Sunday, January 26, 2020

The Irishman (2019)

Nominated for Best Picture, Best Director, Best Supporting Actor x2, Best Adapted Screenplay, Best Cinematography, Best Costume Design, Best Production Design, Best Film Editing, and Best Visual Effects    This is Netflix's big hurrah for the Oscars.  They have spent God knows how much money on promotion, on top of the production, to secure their legacy as a real film studio.  It's a little bit ridiculous, like it's not enough to make good films in a trailblazing platform, they have to have validation from this old system as well.  It all comes down to money and ego.  But fuck it.  It's their money.  And if there's one thing the nominations this year have in common, nobody's dad hugged them enough.

Frank Sheeran (Robert DeNiro) recounts his days as a hitman for the Bufalino crime family, starting out as a truck driver and moving up to the personal bodyguard and confidant of Teamsters Union president Jimmy Hoffa (Al Pacino), under the mentorship and guidance of Russell Bufalino (Joe Pesci).

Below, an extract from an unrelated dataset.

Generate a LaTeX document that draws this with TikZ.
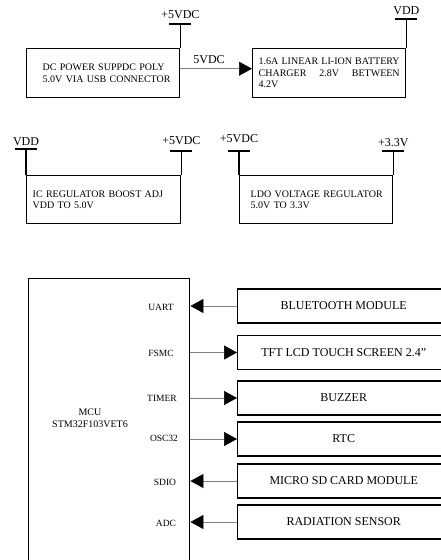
\documentclass[tikz,border=0pt]{standalone}
\usepackage{fontspec}
\setmainfont{Liberation Serif}
\usetikzlibrary{arrows.meta,positioning,calc}

\begin{document}
\begin{tikzpicture}[x=1pt,y=-1pt,
  box/.style={draw, line width=1.4pt, font=\fontsize{10}{11.5}\selectfont, align=left},
  blk/.style={draw, line width=1.4pt, anchor=west, minimum width=212pt, minimum height=34pt, font=\fontsize{12}{14}\selectfont},
  pinlbl/.style={font=\fontsize{12}{14}\selectfont, inner sep=1pt},
  port/.style={font=\fontsize{9.5}{11}\selectfont},
  rail/.style={line width=1.4pt},
  sig/.style={draw=gray, line width=0.7pt, -{Triangle[length=13pt,width=14pt,color=black]}},
]
\useasboundingbox (0,0) rectangle (441,560);
\clip (0,0) rectangle (441,560);

% power supply chain
\node[box, anchor=north west, minimum height=49pt, inner xsep=16pt, text width=121pt] (dc) at (26,48)
  {\mbox{DC POWER SUPPDC POLY}\\\mbox{5.0V VIA USB CONNECTOR}};
\node[box, anchor=north west, minimum height=49pt, inner xsep=6pt, text width=141pt] (chg) at (252,48)
  {1.6A\hfill LINEAR\hfill LI-ION\hfill BATTERY\\CHARGER\hfill 2.8V\hfill BETWEEN\\4.2V};
\node[box, anchor=north west, minimum height=48pt, inner xsep=6pt, text width=142pt] (ic) at (26,175)
  {\mbox{IC REGULATOR BOOST ADJ}\\VDD TO 5.0V};
\node[box, anchor=north west, minimum height=48pt, inner xsep=11pt, text width=131pt] (ldo) at (239,175)
  {\mbox{LDO VOLTAGE REGULATOR}\\5.0V TO 3.3V};

\draw[sig] ($(dc.east)+(0,-4.5)$) -- node[pinlbl, pos=0.4, above=4pt]{5VDC} ($(chg.west)+(0,-4.5)$);

% supply pins
\path (dc.north east) ++(0,-24) coordinate (t1);
\path (chg.north east) ++(0,-29) coordinate (t2);
\path (ic.north west) ++(0,-26) coordinate (t3);
\path (ic.north east) ++(0,-24) coordinate (t4);
\path (ldo.north west) ++(0,-24) coordinate (t5);
\path (ldo.north east) ++(0,-24) coordinate (t6);

\node[pinlbl, above=4pt of t1] (t1l) {+5VDC};
\node[pinlbl, above=3pt of t2] (t2l) {VDD};
\node[pinlbl, above=2pt of t3] (t3l) {VDD};
\node[pinlbl, above=5pt of t4] (t4l) {+5VDC};
\node[pinlbl, above=7pt of t5] (t5l) {+5VDC};
\node[pinlbl, above=3pt of t6] (t6l) {+3.3V};

\draw[rail] ($(t1)+(-11,0)$) -- ($(t1)+(11,0)$) (t1) -- (dc.north east);
\draw[rail] ($(t2)+(-11,0)$) -- ($(t2)+(11,0)$) (t2) -- (chg.north east);
\draw[rail] ($(t3)+(-11,0)$) -- ($(t3)+(11,0)$) (t3) -- (ic.north west);
\draw[rail] ($(t4)+(-11,0)$) -- ($(t4)+(11,0)$) (t4) -- (ic.north east);
\draw[rail] ($(t5)+(-11,0)$) -- ($(t5)+(11,0)$) (t5) -- (ldo.north west);
\draw[rail] ($(t6)+(-11,0)$) -- ($(t6)+(11,0)$) (t6) -- (ldo.north east);

% microcontroller
\node[draw, line width=1.4pt, anchor=north west, minimum width=161pt, minimum height=330pt] (mcu) at (28,278) {};
\node[port, align=center, font=\fontsize{10}{12}\selectfont] (mcutxt) at (90,418) {MCU\\STM32F103VET6};
\node[port] (uart) at (161,307) {UART};
\node[port] (fsmc) at (161,353) {FSMC};
\node[port] (timer) at (162,398) {TIMER};
\node[port] (osc) at (164,438) {OSC32};
\node[port] (sdio) at (165,482) {SDIO};
\node[port] (adc) at (166,523) {ADC};

% peripherals
\node[blk] (bt) at (237,306) {BLUETOOTH MODULE};
\node[blk] (tft) at (237,352.5) {TFT LCD TOUCH SCREEN 2.4"};
\node[blk] (buz) at (237,398) {BUZZER};
\node[blk] (rtc) at (237,439) {RTC};
\node[blk] (sd) at (237,481) {MICRO SD CARD MODULE};
\node[blk] (rad) at (237,522) {RADIATION SENSOR};

\draw[sig] (bt.west) -- (bt.west -| mcu.east);
\draw[sig] (tft.west -| mcu.east) -- (tft.west);
\draw[sig] (buz.west -| mcu.east) -- (buz.west);
\draw[sig] (rtc.west -| mcu.east) -- (rtc.west);
\draw[sig] (sd.west) -- (sd.west -| mcu.east);
\draw[sig] (rad.west) -- (rad.west -| mcu.east);
\end{tikzpicture}
\end{document}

Scorsese has become almost a shortcut for gangster films, for better or for worse.  His films have been endlessly referenced, copied, parodied, and studied.  A lot has been said about how people miss the point.  They see the violence as something to be celebrated, not reviled.  Maybe it's just his age, but Scorsese has grown more openly disdainful of the violence he depicts, but still tongue in cheek.  The first glimpse of characters shows the text of how they died superimposed over their faces, from violence and with little dignity.  Sheeran himself is not a particularly bright man and Scorsese takes pains to illustrate exactly how all of Sheeran's bravado and loyalty to the crime organization cost him literally everything.   People will probably still miss the point but that doesn't mean it's not there.

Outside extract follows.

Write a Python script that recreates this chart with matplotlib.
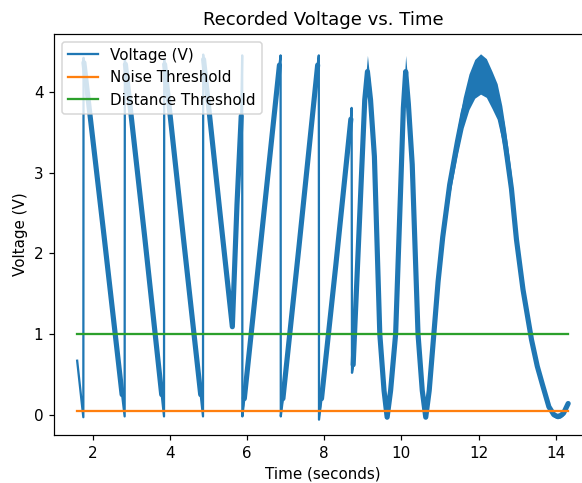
import numpy as np
import matplotlib
matplotlib.use("Agg")
import matplotlib.pyplot as plt

# Recorded trace: knot times (s), centre voltage (V) and ripple half-width (V)
time_s = [
    1.60, 1.76, 1.765,
    1.775, 2.30, 2.764, 2.83, 2.835,
    2.85, 3.35, 3.79, 3.85, 3.855,
    3.865, 4.35, 4.80, 4.86, 4.865,
    4.875, 5.30, 5.62,
    5.74, 5.85, 5.875, 5.88,
    5.93, 6.35, 6.84, 6.87, 6.875,
    6.93, 7.35, 7.83, 7.86, 7.865,
    7.93, 8.30, 8.69, 8.71, 8.72,
    8.75, 8.93, 9.05, 9.12,
    9.20, 9.30, 9.44, 9.55, 9.63, 9.72, 9.85, 9.98, 10.05, 10.11,
    10.18, 10.28, 10.43, 10.54, 10.63,
    10.72, 10.84, 10.95, 11.07, 11.25, 11.45, 11.60, 11.75, 11.90, 12.05,
    12.20, 12.35, 12.48, 12.60, 12.70, 12.85, 12.98, 13.15, 13.37, 13.52,
    13.65, 13.82, 13.95, 14.04, 14.12, 14.20, 14.32,
]
voltage = [
    0.67, -0.03, 4.42,
    4.36, 2.20, 0.25, -0.02, 4.40,
    4.34, 2.20, 0.25, -0.02, 4.40,
    4.34, 2.20, 0.25, -0.02, 4.46,
    4.40, 2.50, 1.09,
    2.60, 3.70, 4.45, -0.02,
    0.20, 2.10, 4.33, 4.45, -0.02,
    0.20, 2.10, 4.33, 4.45, -0.06,
    0.20, 1.85, 3.66, 3.80, 0.52,
    0.62, 2.58, 3.90, 4.25,
    3.90, 3.20, 1.00, 0.30, -0.03, 0.30, 1.00, 2.80, 3.80, 4.25,
    3.85, 3.10, 1.00, 0.30, -0.03,
    0.30, 1.00, 1.65, 2.20, 2.85, 3.38, 3.74, 4.00, 4.16, 4.22,
    4.17, 4.02, 3.88, 3.62, 3.32, 2.80, 2.17, 1.55, 0.93, 0.60,
    0.38, 0.10, 0.00, -0.02, -0.01, 0.02, 0.14,
]
ripple = [
    0.0, 0.0, 0.0,
    0.04, 0.07, 0.02, 0.0, 0.0,
    0.04, 0.07, 0.02, 0.0, 0.0,
    0.04, 0.07, 0.02, 0.0, 0.0,
    0.04, 0.07, 0.02,
    0.06, 0.10, 0.0, 0.0,
    0.02, 0.07, 0.06, 0.0, 0.0,
    0.02, 0.07, 0.06, 0.0, 0.0,
    0.02, 0.07, 0.05, 0.0, 0.0,
    0.03, 0.10, 0.15, 0.20,
    0.17, 0.12, 0.06, 0.03, 0.02, 0.03, 0.06, 0.12, 0.16, 0.20,
    0.17, 0.12, 0.06, 0.03, 0.02,
    0.04, 0.06, 0.08, 0.10, 0.13, 0.16, 0.19, 0.22, 0.24, 0.25,
    0.24, 0.23, 0.22, 0.21, 0.20, 0.17, 0.13, 0.10, 0.07, 0.06,
    0.05, 0.04, 0.03, 0.03, 0.03, 0.03, 0.02,
]

noise_threshold = 0.05
distance_threshold = 1.0

t = np.array(time_s)
v = np.array(voltage)
r = np.array(ripple)
# stretches of the trace that carry ripple are drawn heavier
v_noisy = np.where(r > 0, v, np.nan)

dpi = 109
fig = plt.figure(figsize=(582 / dpi, 483 / dpi), dpi=dpi)
ax = fig.add_axes([54 / 582, 48 / 483, 538.5 / 582, 401 / 483])

ax.plot(t, v, color="C0", lw=1.5, label="Voltage (V)")
ax.plot(t, v_noisy, color="C0", lw=3.4, solid_capstyle="round",
        solid_joinstyle="round")
ax.fill_between(t, v - r, v + r, color="C0", lw=0)
ax.plot([t[0], t[-1]], [noise_threshold] * 2, color="C1", lw=1.5,
        label="Noise Threshold")
ax.plot([t[0], t[-1]], [distance_threshold] * 2, color="C2", lw=1.5,
        label="Distance Threshold")

ax.set_xlim(1.0, 14.95)
ax.set_ylim(-0.25, 4.715)
ax.set_xticks([2, 4, 6, 8, 10, 12, 14])
ax.set_yticks([0, 1, 2, 3, 4])

ax.set_title("Recorded Voltage vs. Time", fontsize=12)
ax.set_xlabel("Time (seconds)")
ax.set_ylabel("Voltage (V)")
ax.legend(loc="upper left")

fig.savefig("out.png", dpi=dpi)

The visual effects are still about five years away from being seamless.  Still shots are okay, but movement makes them look a little like wax figures or cartoons.  The lighting always seems to be very hard to get right.  It's a big step up, even from ten years ago (remember Tron: Legacy shooting Jeff Bridges right into the uncanny valley?), but it's not quite there yet.  Overall production design is very good, however.

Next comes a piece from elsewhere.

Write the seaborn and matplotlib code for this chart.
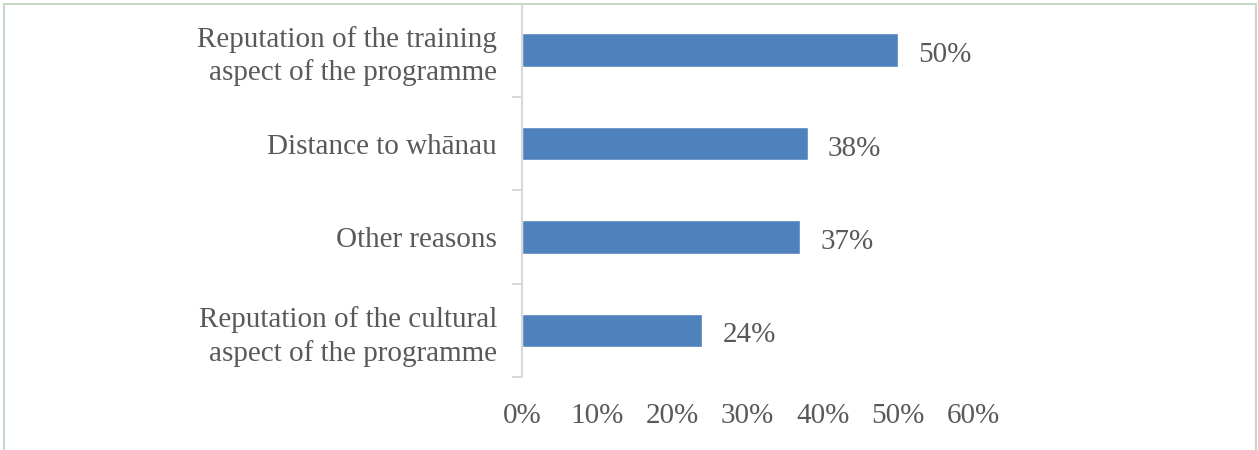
import matplotlib
matplotlib.use("Agg")
import matplotlib.pyplot as plt
from matplotlib.patches import Rectangle
from matplotlib.ticker import FixedLocator, PercentFormatter
import seaborn as sns
import pandas as pd

categories = [
    "Reputation of the training\naspect of the programme",
    "Distance to wh\u0101nau",
    "Other reasons",
    "Reputation of the cultural\naspect of the programme",
]
values = [50, 38, 37, 24]
x_ticks = [0, 10, 20, 30, 40, 50, 60]

sns.set_theme(style="white")
plt.rcParams["font.family"] = ["Liberation Serif", "DejaVu Serif"]

text_color = "#595959"
axis_color = "#d9d9d9"
bar_color = "#4f81bd"
fsize = 21

W, H = 1258, 450
fig = plt.figure(figsize=(W / 100, H / 100), dpi=100)
ax = fig.add_axes([522 / W, (H - 377) / H, (973 - 522) / W, (377 - 3.5) / H])

df = pd.DataFrame({"reason": categories, "share": values})
sns.barplot(data=df, y="reason", x="share", orient="h", color=bar_color,
            saturation=1, width=0.36, ax=ax)

ax.set_xlim(0, 60)
ax.set_ylim(3.5, -0.5)
ax.set_xlabel("")
ax.set_ylabel("")
ax.xaxis.set_major_locator(FixedLocator(x_ticks))
ax.xaxis.set_major_formatter(PercentFormatter(decimals=0))
ax.tick_params(axis="x", length=0, pad=19, labelsize=fsize, labelcolor=text_color)
ax.tick_params(axis="y", which="major", left=True, length=0, pad=18,
               labelsize=fsize, labelcolor=text_color)
ax.set_yticks([-0.5, 0.5, 1.5, 2.5, 3.5], minor=True)
ax.tick_params(axis="y", which="minor", left=True, length=7, width=1.5,
               color=axis_color)
for lbl in ax.get_yticklabels():
    lbl.set_horizontalalignment("right")
    lbl.set_multialignment("right")
    lbl.set_linespacing(1.3)

for s in ["top", "right", "bottom"]:
    ax.spines[s].set_visible(False)
ax.spines["left"].set_color(axis_color)
ax.spines["left"].set_linewidth(1.5)
ax.grid(False)

for i, v in enumerate(values):
    ax.annotate(f"{v}%", xy=(v, i), xytext=(20, -5), textcoords="offset pixels",
                ha="left", va="center", fontsize=fsize, color=text_color)

fig.patches.append(Rectangle((4 / W, -0.1), (1256 - 4) / W, (H - 4) / H + 0.1,
                             transform=fig.transFigure, fill=False,
                             edgecolor="#c6d9c6", linewidth=1.5))

fig.savefig("out.png", dpi=100, facecolor="white")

There's no good way to say this.  I think Al Pacino was miscast.  I think the film would have been better off swapping Pacino and Keitel.  I just can't look at Al Pacino and think he's supposed to be Pennsylvania Dutch from Michigan.  Hearing him use derogatory terms about Italians was absolutely surreal.  Keitel would have made a better Hoffa.

That being said, I really really really want Joe Pesci to win.  I said it at the Golden Globes nominations because I thought it would be funny to see him win over these huge A-list titans, but after seeing The Irishman, he deserves the Oscar.  He was excellent.